The Malaysian entrepreneur knows a lot about both - not least the airline industry as he heads AirAsia. "I started the airline with two planes and we now have 126 planes," he says. "We are the world's most profitable airline now. But it takes time. QPR were an underinvested club. Simple as that.
"Let me explain it another way. Look at [the internet shopping empire] Amazon. Amazon have lost money for 10 years but they have been building a business. I'm not in it for one year, I'm investing for the future. I'm investing to build a stadium, to build a training academy, to build a proper business. Of course when you buy a small club you are going to incur some losses at the beginning. That was well understood. Yes, we didn't want to be at the bottom of the division and, yes, if we go down it will hurt. But we are businessmen who are prepared for all eventualities. I'm not building a team for one year otherwise we will be constantly in this situation.
"We, QPR, have to move out of the small club syndrome and for constant security have to build a bigger stadium, a better infrastructure. So far it hasn't worked but we won't be the first club for whom everything hasn't gone exactly to plan."
But what of that spending, not least in the January window when 19.5 million pounds was committed to buy Christopher Samba and Loic Remy with both on high wages, following a huge turnaround last summer? "We inherited a squad where every single player who has left is no longer playing in the Premier League, doesn't that say something?" Fernandes claims. "We have replaced and replenished the squad at a very low cost because most of them were free transfers. This is the first window that we have spent big money [last January Bobby Zamora was bought for 4.5 million pounds and Djibril Cisse for pounds 4m]. One is Chris Samba who we've wanted for three transfer windows. It has been our problem from day one - a centre-back.
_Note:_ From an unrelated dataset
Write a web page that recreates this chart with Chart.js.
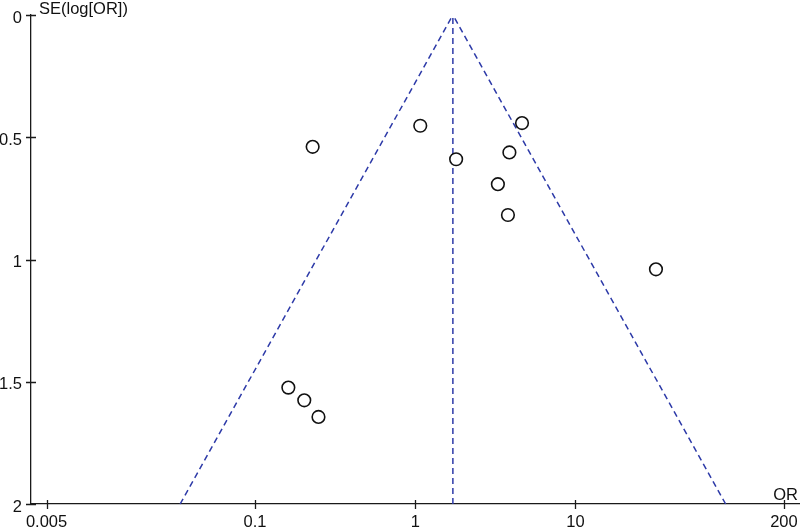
<!DOCTYPE html>
<html>
<head>
<meta charset="utf-8">
<script src="https://cdn.jsdelivr.net/npm/chart.js@4"></script>
<style>
html,body{margin:0;padding:0;background:#fff;}
#wrap{width:800px;height:528px;}
</style>
</head>
<body>
<div id="wrap"><canvas id="c" width="800" height="528"></canvas></div>
<script>
// ---- data ----
const studyOR = [0.229, 1.075, 4.64, 3.87, 1.80, 3.28, 3.79, 0.1615, 0.203, 0.249, 31.8];
const studySE = [0.539, 0.453, 0.442, 0.562, 0.590, 0.692, 0.818, 1.524, 1.576, 1.644, 1.040];
const pooledOR = 1.718;
const funnelLowerOR = [0.0341, 1.718];   // at SE = 2 and SE = 0
const funnelUpperOR = [86.6, 1.718];
const funnelSE = [2, 0];
const xTickValues = [0.005, 0.1, 1, 10, 200];
const xTickLabels = ['0.005', '0.1', '1', '10', '200'];
const yTickValues = [0, 0.5, 1, 1.5, 2];
const yTickLabels = ['0', '0.5', '1', '1.5', '2'];
const xTitle = 'OR';
const yTitle = 'SE(log[OR])';

const FONT = {family: '"Liberation Sans", Arial, sans-serif', size: 16.5};
const AXIS = '#1a1a1a';
const BLUE = '#2d3aa8';

const points = studyOR.map((v, i) => ({x: v, y: studySE[i]}));
const lowerLine = funnelLowerOR.map((v, i) => ({x: v, y: funnelSE[i]}));
const upperLine = funnelUpperOR.map((v, i) => ({x: v, y: funnelSE[i]}));
const centerLine = funnelSE.map(s => ({x: pooledOR, y: s}));

const extras = {
  id: 'extras',
  afterDraw(chart) {
    const ctx = chart.ctx;
    const xs = chart.scales.x, ys = chart.scales.y;
    const ca = chart.chartArea;
    ctx.save();
    ctx.strokeStyle = AXIS;
    ctx.lineWidth = 1.3;
    ctx.beginPath();
    xTickValues.forEach(v => {
      const px = Math.round(xs.getPixelForValue(v)) + 0.5;
      ctx.moveTo(px, ca.bottom - 4);
      ctx.lineTo(px, ca.bottom + 5);
    });
    yTickValues.forEach(v => {
      const py = Math.round(ys.getPixelForValue(v)) + 0.5;
      ctx.moveTo(ca.left - 5, py);
      ctx.lineTo(ca.left + 5, py);
    });
    ctx.stroke();
    ctx.fillStyle = '#111';
    ctx.font = FONT.size + 'px ' + FONT.family;
    ctx.textBaseline = 'alphabetic';
    ctx.textAlign = 'left';
    ctx.fillText(yTitle, ca.left + 8, ca.top - 1);
    ctx.textAlign = 'right';
    ctx.fillText(xTitle, 798, ca.bottom - 4);
    ctx.restore();
  }
};

new Chart(document.getElementById('c'), {
  type: 'scatter',
  data: {
    datasets: [
      {type: 'line', data: lowerLine, borderColor: BLUE, borderWidth: 1.5, borderDash: [6, 4], pointRadius: 0, fill: false, order: 2, clip: false},
      {type: 'line', data: upperLine, borderColor: BLUE, borderWidth: 1.5, borderDash: [6, 4], pointRadius: 0, fill: false, order: 2, clip: false},
      {type: 'line', data: centerLine, borderColor: BLUE, borderWidth: 1.5, borderDash: [6, 4], pointRadius: 0, fill: false, order: 2, clip: false},
      {type: 'scatter', data: points, pointRadius: 6.3, pointBorderWidth: 1.6, pointBorderColor: '#111', pointBackgroundColor: '#ffffff', order: 1, clip: false}
    ]
  },
  options: {
    responsive: false,
    animation: false,
    events: [],
    layout: {autoPadding: false, padding: {top: 15, right: 0, left: 0, bottom: 0}},
    plugins: {legend: {display: false}, tooltip: {enabled: false}},
    scales: {
      x: {
        type: 'logarithmic',
        min: 0.004, max: 252,
        position: 'bottom',
        grid: {display: false, drawTicks: false},
        border: {display: true, color: AXIS, width: 1.3},
        afterBuildTicks: s => { s.ticks = xTickValues.map(v => ({value: v})); },
        afterFit: s => { s.height = 24; s.paddingLeft = 0; s.paddingRight = 0; },
        ticks: {
          autoSkip: false, maxRotation: 0, padding: 9,
          color: '#111', font: FONT,
          callback: (v) => { const i = xTickValues.indexOf(v); return i >= 0 ? xTickLabels[i] : ''; }
        }
      },
      y: {
        type: 'linear',
        reverse: true,
        min: 0, max: 2,
        grid: {display: false, drawTicks: false},
        border: {display: true, color: AXIS, width: 1.3},
        afterBuildTicks: s => { s.ticks = yTickValues.map(v => ({value: v})); },
        afterFit: s => { s.width = 31; s.paddingTop = 0; s.paddingBottom = 0; },
        ticks: {
          padding: 9, labelOffset: 3, color: '#111', font: FONT,
          callback: (v) => yTickLabels[yTickValues.indexOf(v)]
        }
      }
    }
  },
  plugins: [extras]
});
</script>
</body>
</html>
We've tried to get Michael Dawson and all sorts of people. Chris is a good guy, he's 28 and whether we go up or down he will be with us. We are building a team around him.
"We paid 12 million pounds for Samba but West Ham paid close to that for Matt Jarvis [10.75 million pounds] and Sunderland did for Adam Johnson [pounds 10m]. I think every club has an pounds 8-9million player. In Remy's case we paid 7 million pounds for a very good striker who is 24 and has a resell value. If you go on [the website] transfermarket.com we have one of the best valued squads but our squad has not performed well.
"All the other players have been on frees or very low transfer fees. Our wage bill is less than most clubs, ironically. We've also let eight players go on loan [in January] which has taken a massive chunk off the wage bill. And there may be one or two more going in the Russian transfer window and the American transfer window. It's gone down. I can categorically state that not a single player is on pounds 100,000-a-week.
"The wage we are paying Loic Remy is the wage Newcastle were offering him. I just persuaded him that our project and London was a better project than Newcastle's. It took me four hours to do and I was the first chairman who had done that with him. I've not made a comment up to this point but I can confirm we paid what Newcastle were offering. I spent a lot of time and effort and he saw something in this project that he wanted to take a risk. If it doesn't work then we can find him somewhere else.
"It's not always about money. QPR are the bottom club and you don't come to the bottom club for the dollar sign. And I'm not going to get players for the dollar signs."
If QPR are relegated Fernandes and his backers - including the Indian steel magnate Lakshmi Mittal - will stay, he insists. Fernandes also clarifies what he meant when he said he might walk away if it was felt he was not doing a good job. "I have to take the responsibility because I appointed the managers, I sanctioned the signing of the players," he says. "But leaving the club didn't mean I was going to take my investment out - it just meant someone else might be better suited to be chairman."